Introduction: While influenza A and B viruses can be transmitted via respiratory droplets, the importance of small droplet nuclei "aerosols" in transmission is controversial.
Methods and findings: In Hong Kong and Bangkok, in 2008-11, subjects were recruited from outpatient clinics if they had recent onset of acute respiratory illness and none of their household contacts were ill. Following a positive rapid influenza diagnostic test result, subjects were randomly allocated to one of three household-based interventions: hand hygiene, hand hygiene plus face masks, and a control group. Index cases plus their household contacts were followed for 7-10 days to identify secondary infections by reverse transcription polymerase chain reaction (RT-PCR) testing of respiratory specimens. Index cases with RT-PCR-confirmed influenza B were included in the present analyses. We used a mathematical model to make inferences on the modes of transmission, facilitated by apparent differences in clinical presentation of secondary infections resulting from aerosol transmission. We estimated that approximately 37% and 26% of influenza B virus transmission was via the aerosol mode in households in Hong Kong and Bangkok, respectively. In the fitted model, influenza B virus infections were associated with a 56%-72% risk of fever plus cough if infected via aerosol route, and a 23%-31% risk of fever plus cough if infected via the other two modes of transmission.
Conclusions: Aerosol transmission may be an important mode of spread of influenza B virus.
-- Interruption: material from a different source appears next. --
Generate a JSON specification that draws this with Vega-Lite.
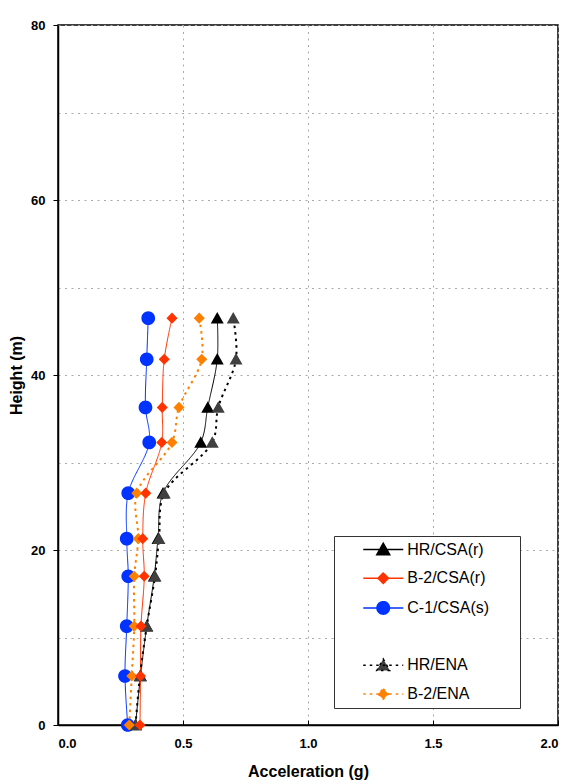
{
  "$schema": "https://vega.github.io/schema/vega-lite/v6.json",
  "width": 500,
  "height": 700,
  "autosize": {"type": "none"},
  "padding": {"left": 58, "top": 25, "right": 21, "bottom": 59},
  "background": "white",
  "config": {
    "font": "Liberation Sans",
    "view": {"stroke": "#000000", "strokeWidth": 1.5},
    "axis": {
      "domainColor": "#000000",
      "domainWidth": 1.5,
      "tickColor": "#000000",
      "tickWidth": 1,
      "labelFont": "Liberation Sans",
      "labelFontWeight": "bold",
      "labelFontSize": 13,
      "labelColor": "#000000",
      "titleFont": "Liberation Sans",
      "titleFontWeight": "bold",
      "titleFontSize": 16,
      "titleColor": "#000000",
      "grid": true,
      "gridColor": "#aaaaaa",
      "gridDash": [2, 4.5],
      "gridWidth": 1
    },
    "legend": {
      "padding": 5.5,
      "rowPadding": 10.7,
      "symbolSize": 100,
      "symbolStrokeWidth": 1.5,
      "symbolOffset": 35.75,
      "labelOffset": 16,
      "labelFont": "Liberation Sans",
      "labelFontSize": 16,
      "labelColor": "#000000",
      "labelLimit": 300,
      "strokeColor": "#333333",
      "fillColor": "#ffffff"
    }
  },
  "data": {
    "values": [
      {"series": "C-1/CSA(s)", "h": 0, "g": 0.279},
      {"series": "C-1/CSA(s)", "h": 5.6, "g": 0.268},
      {"series": "C-1/CSA(s)", "h": 11.3, "g": 0.275},
      {"series": "C-1/CSA(s)", "h": 17.0, "g": 0.281},
      {"series": "C-1/CSA(s)", "h": 21.3, "g": 0.275},
      {"series": "C-1/CSA(s)", "h": 26.5, "g": 0.281},
      {"series": "C-1/CSA(s)", "h": 32.3, "g": 0.365},
      {"series": "C-1/CSA(s)", "h": 36.3, "g": 0.35},
      {"series": "C-1/CSA(s)", "h": 41.8, "g": 0.355},
      {"series": "C-1/CSA(s)", "h": 46.5, "g": 0.361},
      {"series": "HR/CSA(r)", "h": 0, "g": 0.31},
      {"series": "HR/CSA(r)", "h": 5.6, "g": 0.33},
      {"series": "HR/CSA(r)", "h": 11.3, "g": 0.355},
      {"series": "HR/CSA(r)", "h": 17.0, "g": 0.385},
      {"series": "HR/CSA(r)", "h": 21.3, "g": 0.4},
      {"series": "HR/CSA(r)", "h": 26.5, "g": 0.42},
      {"series": "HR/CSA(r)", "h": 32.3, "g": 0.571},
      {"series": "HR/CSA(r)", "h": 36.3, "g": 0.599},
      {"series": "HR/CSA(r)", "h": 41.8, "g": 0.637},
      {"series": "HR/CSA(r)", "h": 46.5, "g": 0.637},
      {"series": "HR/ENA", "h": 0, "g": 0.31},
      {"series": "HR/ENA", "h": 5.6, "g": 0.328},
      {"series": "HR/ENA", "h": 11.3, "g": 0.355},
      {"series": "HR/ENA", "h": 17.0, "g": 0.388},
      {"series": "HR/ENA", "h": 21.3, "g": 0.404},
      {"series": "HR/ENA", "h": 26.5, "g": 0.425},
      {"series": "HR/ENA", "h": 32.3, "g": 0.617},
      {"series": "HR/ENA", "h": 36.3, "g": 0.641},
      {"series": "HR/ENA", "h": 41.8, "g": 0.712},
      {"series": "HR/ENA", "h": 46.5, "g": 0.701},
      {"series": "B-2/ENA", "h": 0, "g": 0.285},
      {"series": "B-2/ENA", "h": 5.6, "g": 0.295},
      {"series": "B-2/ENA", "h": 11.3, "g": 0.305},
      {"series": "B-2/ENA", "h": 17.0, "g": 0.305},
      {"series": "B-2/ENA", "h": 21.3, "g": 0.321},
      {"series": "B-2/ENA", "h": 26.5, "g": 0.315},
      {"series": "B-2/ENA", "h": 32.3, "g": 0.456},
      {"series": "B-2/ENA", "h": 36.3, "g": 0.484},
      {"series": "B-2/ENA", "h": 41.8, "g": 0.575},
      {"series": "B-2/ENA", "h": 46.5, "g": 0.565},
      {"series": "B-2/CSA(r)", "h": 0, "g": 0.328},
      {"series": "B-2/CSA(r)", "h": 5.6, "g": 0.33},
      {"series": "B-2/CSA(r)", "h": 11.3, "g": 0.332},
      {"series": "B-2/CSA(r)", "h": 17.0, "g": 0.345},
      {"series": "B-2/CSA(r)", "h": 21.3, "g": 0.339},
      {"series": "B-2/CSA(r)", "h": 26.5, "g": 0.351},
      {"series": "B-2/CSA(r)", "h": 32.3, "g": 0.415},
      {"series": "B-2/CSA(r)", "h": 36.3, "g": 0.417},
      {"series": "B-2/CSA(r)", "h": 41.8, "g": 0.425},
      {"series": "B-2/CSA(r)", "h": 46.5, "g": 0.456}
    ]
  },
  "encoding": {
    "x": {
      "field": "g",
      "type": "quantitative",
      "scale": {"domain": [0, 2], "nice": false, "zero": false},
      "axis": {
        "title": "Acceleration (g)",
        "values": [0, 0.5, 1, 1.5, 2],
        "format": ".1f",
        "tickSize": -5,
        "labelPadding": 17,
        "titlePadding": 13
      }
    },
    "y": {
      "field": "h",
      "type": "quantitative",
      "scale": {"domain": [0, 80], "nice": false},
      "axis": {
        "title": "Height (m)",
        "values": [0, 10, 20, 30, 40, 50, 60, 70, 80],
        "labelExpr": "datum.value % 20 === 0 ? datum.label : ''",
        "tickOpacity": {"condition": {"test": "datum.value % 20 === 0", "value": 1}, "value": 0},
        "tickSize": 5,
        "labelPadding": 8,
        "titlePadding": 6
      }
    }
  },
  "layer": [
    {
      "transform": [{"filter": "indexof(['HR/CSA(r)', 'B-2/CSA(r)', 'C-1/CSA(s)'], datum.series) >= 0"}],
      "mark": {"type": "line", "interpolate": "catmull-rom", "strokeWidth": 1},
      "encoding": {
        "order": {"field": "h", "type": "quantitative"},
        "stroke": {
          "field": "series",
          "type": "nominal",
          "scale": {
            "domain": ["HR/CSA(r)", "B-2/CSA(r)", "C-1/CSA(s)", "\u200b\u00a0\u00a0\u00a0\u00a0\u00a0\u00a0\u00a0\u00a0\u00a0\u00a0\u00a0\u00a0\u00a0\u00a0\u00a0\u00a0\u00a0\u00a0\u00a0\u00a0\u00a0\u00a0\u00a0\u00a0\u200b", "HR/ENA", "B-2/ENA"],
            "range": ["#000000", "#ff3300", "#0033ff", "transparent", "#000000", "#ff8000"]
          },
          "legend": {"title": null, "orient": "none", "legendX": 276, "legendY": 511}
        },
        "strokeDash": {
          "field": "series",
          "type": "nominal",
          "scale": {
            "domain": ["HR/CSA(r)", "B-2/CSA(r)", "C-1/CSA(s)", "\u200b\u00a0\u00a0\u00a0\u00a0\u00a0\u00a0\u00a0\u00a0\u00a0\u00a0\u00a0\u00a0\u00a0\u00a0\u00a0\u00a0\u00a0\u00a0\u00a0\u00a0\u00a0\u00a0\u00a0\u00a0\u200b", "HR/ENA", "B-2/ENA"],
            "range": [[1, 0], [1, 0], [1, 0], [1, 0], [2.5, 4], [2.5, 4]]
          },
          "legend": {"title": null, "orient": "none", "legendX": 276, "legendY": 511}
        }
      }
    },
    {
      "transform": [{"filter": "indexof(['HR/ENA', 'B-2/ENA'], datum.series) >= 0"}],
      "mark": {"type": "line", "interpolate": "catmull-rom", "strokeWidth": 2},
      "encoding": {
        "order": {"field": "h", "type": "quantitative"},
        "stroke": {"field": "series", "type": "nominal", "legend": {"title": null, "orient": "none", "legendX": 276, "legendY": 511}},
        "strokeDash": {"field": "series", "type": "nominal", "legend": {"title": null, "orient": "none", "legendX": 276, "legendY": 511}}
      }
    },
    {
      "transform": [{"filter": "datum.series === 'C-1/CSA(s)'"}],
      "mark": {"type": "point", "filled": true, "opacity": 1, "size": 120},
      "encoding": {
        "shape": {
          "field": "series",
          "type": "nominal",
          "scale": {
            "domain": ["HR/CSA(r)", "B-2/CSA(r)", "C-1/CSA(s)", "\u200b\u00a0\u00a0\u00a0\u00a0\u00a0\u00a0\u00a0\u00a0\u00a0\u00a0\u00a0\u00a0\u00a0\u00a0\u00a0\u00a0\u00a0\u00a0\u00a0\u00a0\u00a0\u00a0\u00a0\u00a0\u200b", "HR/ENA", "B-2/ENA"],
            "range": [
              "M-4,0H4M0,-1.25L1.3,1.05L-1.3,1.05Z",
              "M-4,0H4M0,-1.05L1.05,0L0,1.05L-1.05,0Z",
              "M-4,0H4M-1.25,0A1.25,1.25,0,1,0,1.25,0A1.25,1.25,0,1,0,-1.25,0Z",
              "circle",
              "M-4,0H4M0,-1.25L1.3,1.05L-1.3,1.05Z",
              "M-4,0H4M0,-1.05L1.05,0L0,1.05L-1.05,0Z"
            ]
          },
          "legend": {"title": null, "orient": "none", "legendX": 276, "legendY": 511}
        },
        "fill": {
          "field": "series",
          "type": "nominal",
          "scale": {
            "domain": ["HR/CSA(r)", "B-2/CSA(r)", "C-1/CSA(s)", "\u200b\u00a0\u00a0\u00a0\u00a0\u00a0\u00a0\u00a0\u00a0\u00a0\u00a0\u00a0\u00a0\u00a0\u00a0\u00a0\u00a0\u00a0\u00a0\u00a0\u00a0\u00a0\u00a0\u00a0\u00a0\u200b", "HR/ENA", "B-2/ENA"],
            "range": ["#000000", "#ff3300", "#0033ff", "transparent", "#404040", "#ff8000"]
          },
          "legend": {"title": null, "orient": "none", "legendX": 276, "legendY": 511}
        }
      }
    },
    {
      "transform": [{"filter": "indexof(['HR/CSA(r)', 'HR/ENA'], datum.series) >= 0"}],
      "mark": {"type": "point", "filled": true, "opacity": 1, "size": 100},
      "encoding": {
        "shape": {"field": "series", "type": "nominal", "legend": {"title": null, "orient": "none", "legendX": 276, "legendY": 511}},
        "fill": {"field": "series", "type": "nominal", "legend": {"title": null, "orient": "none", "legendX": 276, "legendY": 511}}
      }
    },
    {
      "transform": [{"filter": "indexof(['B-2/CSA(r)', 'B-2/ENA'], datum.series) >= 0"}],
      "mark": {"type": "point", "filled": true, "opacity": 1, "size": 110},
      "encoding": {
        "shape": {"field": "series", "type": "nominal", "legend": {"title": null, "orient": "none", "legendX": 276, "legendY": 511}},
        "fill": {"field": "series", "type": "nominal", "legend": {"title": null, "orient": "none", "legendX": 276, "legendY": 511}}
      }
    }
  ]
}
The point estimates of aerosol transmission were slightly lower for influenza B virus compared to previously published estimates for influenza A virus in both Hong Kong and Bangkok. Caution should be taken in interpreting these findings because of the multiple assumptions inherent in the model, including that there is limited biological evidence to date supporting a difference in the clinical features of influenza B virus infection by different modes.